BBC News Mundo - O fato de que Netanyahu não parece aceitar uma Autoridade Palestina governando Gaza, a atual operação em Rafah e o fato de seu governo não parecer capaz ou não estar disposto a suspender os ataque contra palestinos na Cisjordânia, são elementos usados pelos críticos de Israel para dizer que Israel quer conquistar todos os territórios "do rio ao mar"…
Pinkas - Isso é bobagem. A opinião pública é contra isso, não pode ser concretizado na prática, e o que se ouve dos políticos de direita é simplesmente uma bobagem.

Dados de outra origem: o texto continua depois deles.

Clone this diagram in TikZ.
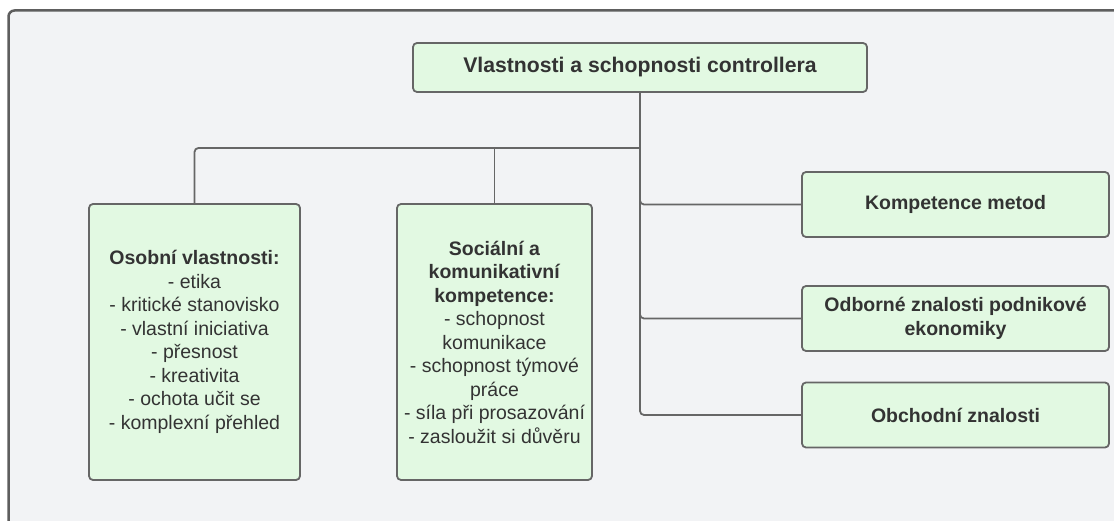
\documentclass[tikz,border=0pt]{standalone}
\usepackage{fontspec}
\setmainfont{Liberation Sans}
\definecolor{bgc}{HTML}{F2F3F5}
\definecolor{boxfill}{HTML}{E2F9E2}
\definecolor{boxline}{HTML}{666666}
\definecolor{txt}{HTML}{333333}
\definecolor{framec}{HTML}{5E5E5E}
\tikzset{
  card/.style={draw=boxline, line width=1.8pt, fill=boxfill, rounded corners=4pt,
    text=txt, align=center, inner sep=2pt, font=\fontsize{19.5}{23.5}\selectfont},
  headcard/.style={card, font=\fontsize{19.5}{23.5}\selectfont\bfseries},
  conn/.style={draw=boxline, line width=1.8pt, rounded corners=4pt},
}
\begin{document}
\begin{tikzpicture}[x=1pt,y=-1pt]
\useasboundingbox (0,0) rectangle (1114,521);
\fill[white] (0,0) rectangle (1114,521);
\begin{scope}
\clip (0,0) rectangle (1114,521);
\draw[framec, line width=2.5pt, fill=bgc, rounded corners=6pt] (8.5,10.5) rectangle (1140,560);
\end{scope}

\node[card, minimum width=454pt, minimum height=49pt, font=\fontsize{21.2}{25}\selectfont\bfseries] (top) at (640,67.5) {Vlastnosti a schopnosti controllera};

\node[card, minimum width=211pt, minimum height=276pt] (osob) at (194.5,342)
  {\textbf{Osobní vlastnosti:}\\- etika\\- kritické stanovisko\\- vlastní iniciativa\\- přesnost\\- kreativita\\- ochota učit se\\- komplexní přehled};

\node[card, minimum width=195pt, minimum height=276pt] (soc) at (494.5,342)
  {\textbf{Sociální a}\\\textbf{komunikativní}\\\textbf{kompetence:}\\- schopnost\\komunikace\\- schopnost týmové\\práce\\- síla při prosazování\\- zasloužit si důvěru};

\node[headcard, minimum width=307pt, minimum height=65pt] (komp) at (955.5,204.5) {Kompetence metod};
\node[headcard, minimum width=307pt, minimum height=65pt] (odb) at (955.5,318.5) {Odborné znalosti podnikové\\ekonomiky};
\node[headcard, minimum width=307pt, minimum height=65pt] (obch) at (955.5,415) {Obchodní znalosti};

\coordinate (hub) at (640,148);
\draw[conn] (top.south) -- (hub);
\draw[conn] (hub) -| (osob.north);
\draw[conn] (hub -| soc.north) -- (soc.north);
\draw[conn] (hub) |- (komp.west);
\draw[conn] (hub) |- (odb.west);
\draw[conn] (hub) |- (obch.west);
\end{tikzpicture}
\end{document}
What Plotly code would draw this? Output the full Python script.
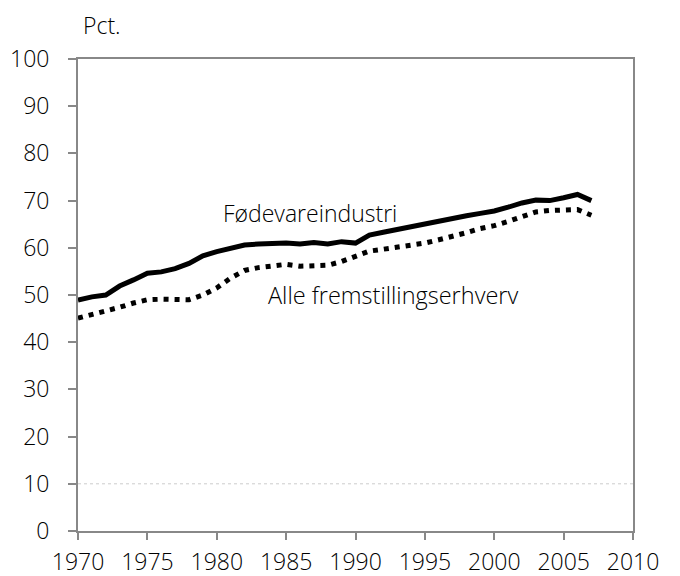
import plotly.graph_objects as go

years = list(range(1970, 2008))
foedevare = [48.9, 49.6, 50.0, 51.9, 53.2, 54.6, 54.9, 55.6, 56.7, 58.3,
             59.2, 60.0, 60.6, 60.8, 61.0, 61.0, 60.8, 61.1, 60.8, 61.3,
             61.0, 62.7, 63.3, 63.9, 64.5, 65.2, 65.7, 66.3, 66.8, 67.3,
             67.8, 68.6, 69.5, 70.1, 70.0, 70.6, 71.3, 70.0]
alle = [45.1, 45.8, 46.5, 47.4, 48.3, 49.0, 49.1, 49.1, 49.0, 50.0,
        51.5, 53.6, 55.2, 55.8, 56.2, 56.5, 56.1, 56.1, 56.3, 57.1,
        58.1, 59.3, 59.7, 60.1, 60.5, 61.0, 61.7, 62.4, 63.2, 64.1,
        64.7, 65.6, 66.6, 67.6, 67.9, 68.0, 68.1, 66.9]
x_ticks = list(range(1970, 2011, 5))
y_ticks = list(range(0, 101, 10))

FONT = "Open Sans"
fig = go.Figure()
fig.add_trace(go.Scatter(x=years, y=alle, mode="lines",
                         line=dict(color="black", width=5, dash="5px,6px")))
fig.add_trace(go.Scatter(x=years, y=foedevare, mode="lines",
                         line=dict(color="black", width=5)))

fig.add_shape(type="line", xref="paper", x0=0, x1=1, yref="y", y0=10, y1=10,
              line=dict(color="#cccccc", width=1, dash="dot"), layer="below")

fig.add_annotation(x=1986.7, y=67.3, text="Fødevareindustri", showarrow=False,
                   xanchor="center", yanchor="middle",
                   font=dict(size=23, color="black", family=FONT, weight=300))
fig.add_annotation(x=1992.7, y=49.9, text="Alle fremstillingserhverv", showarrow=False,
                   xanchor="center", yanchor="middle",
                   font=dict(size=23.5, color="black", family=FONT, weight=300))
fig.add_annotation(xref="paper", yref="paper", x=0.043, y=1.0, yshift=34, text="Pct.",
                   showarrow=False, xanchor="center", yanchor="middle",
                   font=dict(size=23, color="black", family=FONT, weight=300))

fig.update_layout(
    width=672, height=568,
    margin=dict(l=70, r=47, t=51, b=45, autoexpand=False),
    paper_bgcolor="white", plot_bgcolor="white",
    showlegend=False,
    font=dict(family=FONT, size=23, color="black", weight=300),
    xaxis=dict(range=[1970, 2010], tickvals=x_ticks, showgrid=False, zeroline=False,
               showline=True, linecolor="#888888", linewidth=2, mirror=True,
               ticks="outside", ticklen=7, tickwidth=2, tickcolor="#888888",
               ticklabelstandoff=2, automargin=False),
    yaxis=dict(range=[0, 100], tickvals=y_ticks, showgrid=False, zeroline=False,
               showline=True, linecolor="#888888", linewidth=2, mirror=True,
               ticks="outside", ticklen=8, tickwidth=2, tickcolor="#888888",
               ticklabelstandoff=14, automargin=False),
)
fig.write_html("out.html")
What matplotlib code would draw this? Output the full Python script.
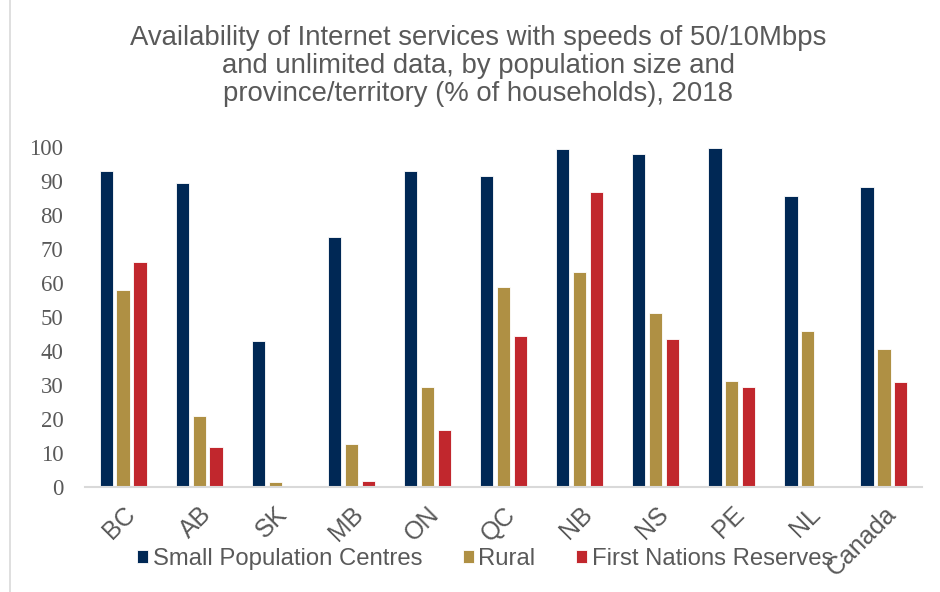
import numpy as np
import matplotlib.pyplot as plt

# data (% of households)
regions = ["BC", "AB", "SK", "MB", "ON", "QC", "NB", "NS", "PE", "NL", "Canada"]
small_centres = [93.0, 89.5, 42.8, 73.4, 92.8, 91.6, 99.4, 97.9, 99.6, 85.5, 88.3]
rural = [58.0, 20.9, 1.5, 12.6, 29.3, 58.8, 63.1, 51.3, 31.2, 45.8, 40.5]
first_nations = [66.3, 11.8, 0.0, 1.7, 16.7, 44.3, 86.9, 43.5, 29.4, 0.0, 31.0]
series_names = ["Small Population Centres", "Rural", "First Nations Reserves"]
yticks = list(range(0, 101, 10))

colors = ["#002855", "#AF9044", "#C1272D"]
grey = "#595959"

fig = plt.figure(figsize=(9.4, 5.92), dpi=100)
ax = fig.add_axes([85 / 940, 1 - 487 / 592, (922 - 85) / 940, (487 - 147) / 592])

x = np.arange(len(regions))
width = 0.174
pitch = 0.222
for i, (vals, name) in enumerate(zip([small_centres, rural, first_nations], series_names)):
    ax.bar(x + (i - 1) * pitch, vals, width, color=colors[i], label=name,
           edgecolor="white", linewidth=0.6)

ax.set_xlim(-0.5, len(regions) - 0.5)
ax.set_ylim(0, 100)
ax.set_yticks(yticks)
ax.set_yticklabels([str(t) for t in yticks], family="Liberation Serif",
                   fontsize=16.5, color=grey)
ax.set_xticks(x)
ax.set_xticklabels(regions, rotation=45, ha="right", rotation_mode="anchor",
                   family="Liberation Sans", fontsize=18, color=grey)
ax.tick_params(axis="y", length=0, pad=15.5)
ax.tick_params(axis="x", length=0, pad=11)
for s in ["top", "right", "left"]:
    ax.spines[s].set_visible(False)
ax.spines["bottom"].set_color("#d9d9d9")
ax.spines["bottom"].set_linewidth(1.5)

fig.text(478 / 940, 1 - 66 / 592,
         "Availability of Internet services with speeds of 50/10Mbps\n"
         "and unlimited data, by population size and\n"
         "province/territory (% of households), 2018",
         ha="center", va="center", fontsize=19.8, color=grey,
         family="Liberation Sans", linespacing=1.1)

leg = fig.legend(loc="center", bbox_to_anchor=(485 / 940, 1 - 559 / 592), ncol=3,
                 frameon=False, handlelength=0.46, handleheight=0.46,
                 handletextpad=0.19, columnspacing=1.7, borderpad=0,
                 prop={"family": "Liberation Sans", "size": 17.2})
for t in leg.get_texts():
    t.set_color(grey)

# chart area border on the left
fig.add_artist(plt.Line2D([10 / 940, 10 / 940], [0, 1], color="#d9d9d9", linewidth=1.2))

fig.savefig("out.png", dpi=100)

Isso não vai acontecer. Entendo que os críticos utilizem isso como um ponto contra Israel, mas simplesmente não vai acontecer.
BBC News Mundo - Muitos especialistas e pessoas que se consideram amigos de Israel nos Estados Unidos e em outros lugares fizeram desde o início um apelo para que Israel evitasse este tipo de guerra. Eles argumentavam que isso seria entrar no jogo do Hamas. Não havia realmente alternativas à forma como Israel travou esta guerra?
Pinkas - Claro, havia muitas alternativas.
Ameaçar uma invasão, fazer isso rapidamente, e primeiro garantir um acordo para libertar os reféns. Havia várias outras maneiras de fazer isso.
Aliás, começar pelo sul, onde está Rafah, e não pelo norte, porque se o Hamas está concentrado em Rafah, por que então invadir o norte e provocar uma crise humanitária?
Havia muitas formas operacionais militares de conduzir esta guerra de maneira diferente.
BBC News Mundo - Alguns analistas dizem que esta guerra afastou ainda mais Israel e os palestinos, e que serão necessárias gerações para curar as feridas. Mas, ao mesmo tempo, há um forte impulso por parte dos Estados Unidos e de outros países a favor de uma solução de dois Estados. Quão perto ou longe você acha que estaremos disto depois desta guerra? Será que alguma coisa disso vai tornar a solução de dois Estados mais difícil ou mais fácil?
Pinkas - Esta é uma ótima pergunta, mas é hipotética. Depende de como a guerra terminar.
À primeira vista, estamos mais distantes, mas também percebemos que o status quo não pode ser sustentado, por isso, na realidade, estamos mais próximos, mas não com estes governos.